En général, je n’aime pas trop me plonger dans la biographie d’un auteur, surtout lorsqu’il aborde ses névroses. Je considère le film pour lui-même, comme objet de fiction, et aimerais que mon analyse se limite à ce qu’il y a sur l’écran. Je me contrefiche, par exemple, des rapports de Valeria Bruni-Tedeschi ou Noémie Lvovsky à leurs mères respectives. Woody Allen a su mettre beaucoup d’éléments personnels dans ses films, sans pour autant nous donner l’impression d’assister à des séances de psychanalyse. Valérie Donzelli oblige le spectateur à entrer dans son histoire familiale. C’est un cinéma qui parle de gêne et, par là-même, me gêne. J’avais beaucoup aimé La Guerre est déclarée, mais j’avais été un peu déçu en apprenant sa dimension autobiographique. Valérie Donzelli et Jérémie Elkaïm avaient fictionnalisé l’épreuve qu’ils avaient traversée : Main dans la main part du même principe, en l’approfondissant encore. « Je pense qu’il (le film) en dit encore plus sur notre intimité que ne le faisait le film précédent », reconnaît Jeremie Elkaim. Un « je » fusionnel pour ce drôle de couple d’ex. C’est la proposition de départ, il faut l’accepter.

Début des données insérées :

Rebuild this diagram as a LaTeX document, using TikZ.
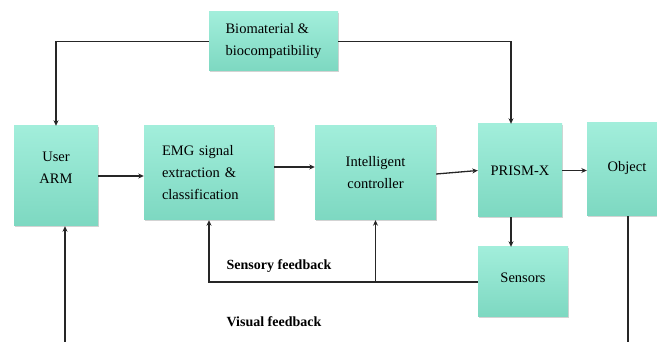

Deux personnages que tout ou presque semble opposer se retrouvent, du jour au lendemain, liés par une force étrange, incapables de se séparer. La force du film repose sur deux éléments. L’un mêle le fantastique au burlesque : les personnages, donc, ne peuvent plus se détacher l’un de l’autre, tant sentimentalement que physiquement. Très bonne idée, qui donne lieu à des séquences drôles et visuelles, et permet de chorégraphier des scènes de la vie courante, nous conduisant vers l’autre élément fort du film : la prestation de Jeremie Elkaïm, déjà remarquable dans La guerre est déclarée. J’apprécie la sérénité de sa diction. Mais plus qu’une voix, c’est un corps. Tout le travail de l’acteur est d’accompagner le cinéma dans sa volonté d’être un art en mouvement. L’acteur, tel un danseur, utilise son corps pour séduire l’objectif et apprivoiser l’espace. Et, force est de constater que Jérémie Elkaïm est un excellent danseur. On peut aussi y vérifier, une fois encore, le rapport privilégié de l’acteur à la réalisatrice, qui ne cache pas son amour de la danse.

J’aime aussi l’audace du générique, très pop, qui rappelle celui d’Enter the Void de Gaspar Noé, ou celui de Donzelli lorsqu’elle choisit de cadrer un dialogue en contre-jour, ou de donner un coup d’accélérateur au récit en utilisant une voix off, qu’elle parasite bientôt en faisant intervenir la voix de ses protagonistes. Une voix off qui nous raconte l’histoire, avant que celle des comédiens ne nous ramène au récit.

Pourtant, je ne parviens toujours pas à savoir si j’ai aimé le film. Car subsiste cette désagréable impression d’assister à une avalanche d’effets de mise en scène sans cohérence. Je tends la main pour entrer dans la danse, mais j’ai l’impression d’être de trop, comme dans un plan à trois un peu foireux. L’ensemble se tient, mais Valérie Donzelli peine à inscrire ses prétentions expérimentales dans le récit d’une comédie romantique. De même, on se demande s’il était vraiment utile d’aborder – de façon superficielle – des thématiques aussi nombreuses que convenues (la maladie, le pouvoir, le déclassement, l’inceste…).  Main dans la main est un film que l’on a sincèrement envie d’aimer mais qui, parce que trop narcissique, nous laisse dehors.

J’avoue cependant être un peu jaloux. Faire les films que l’on veut en expérimentant ce que l’on veut, en rencontrant le succès et en bénéficiant d’une telle couverture presse, c’est magique. Mais, comme le disait Georges Brassens, « sans technique, un don n’est rien qu’une sale manie ». Valérie Donzelli a le potentiel pour devenir une très grande réalisatrice ; peu de gens, en France, aujourd’hui, ont un talent comparable. Mais il va falloir travailler.

Main dans la main, Valérie Donzelli, avec Valérie Lemercier, Jérémie Elkaïm, Valérie Donzelli, Béatrice de Staël, France, 1h25.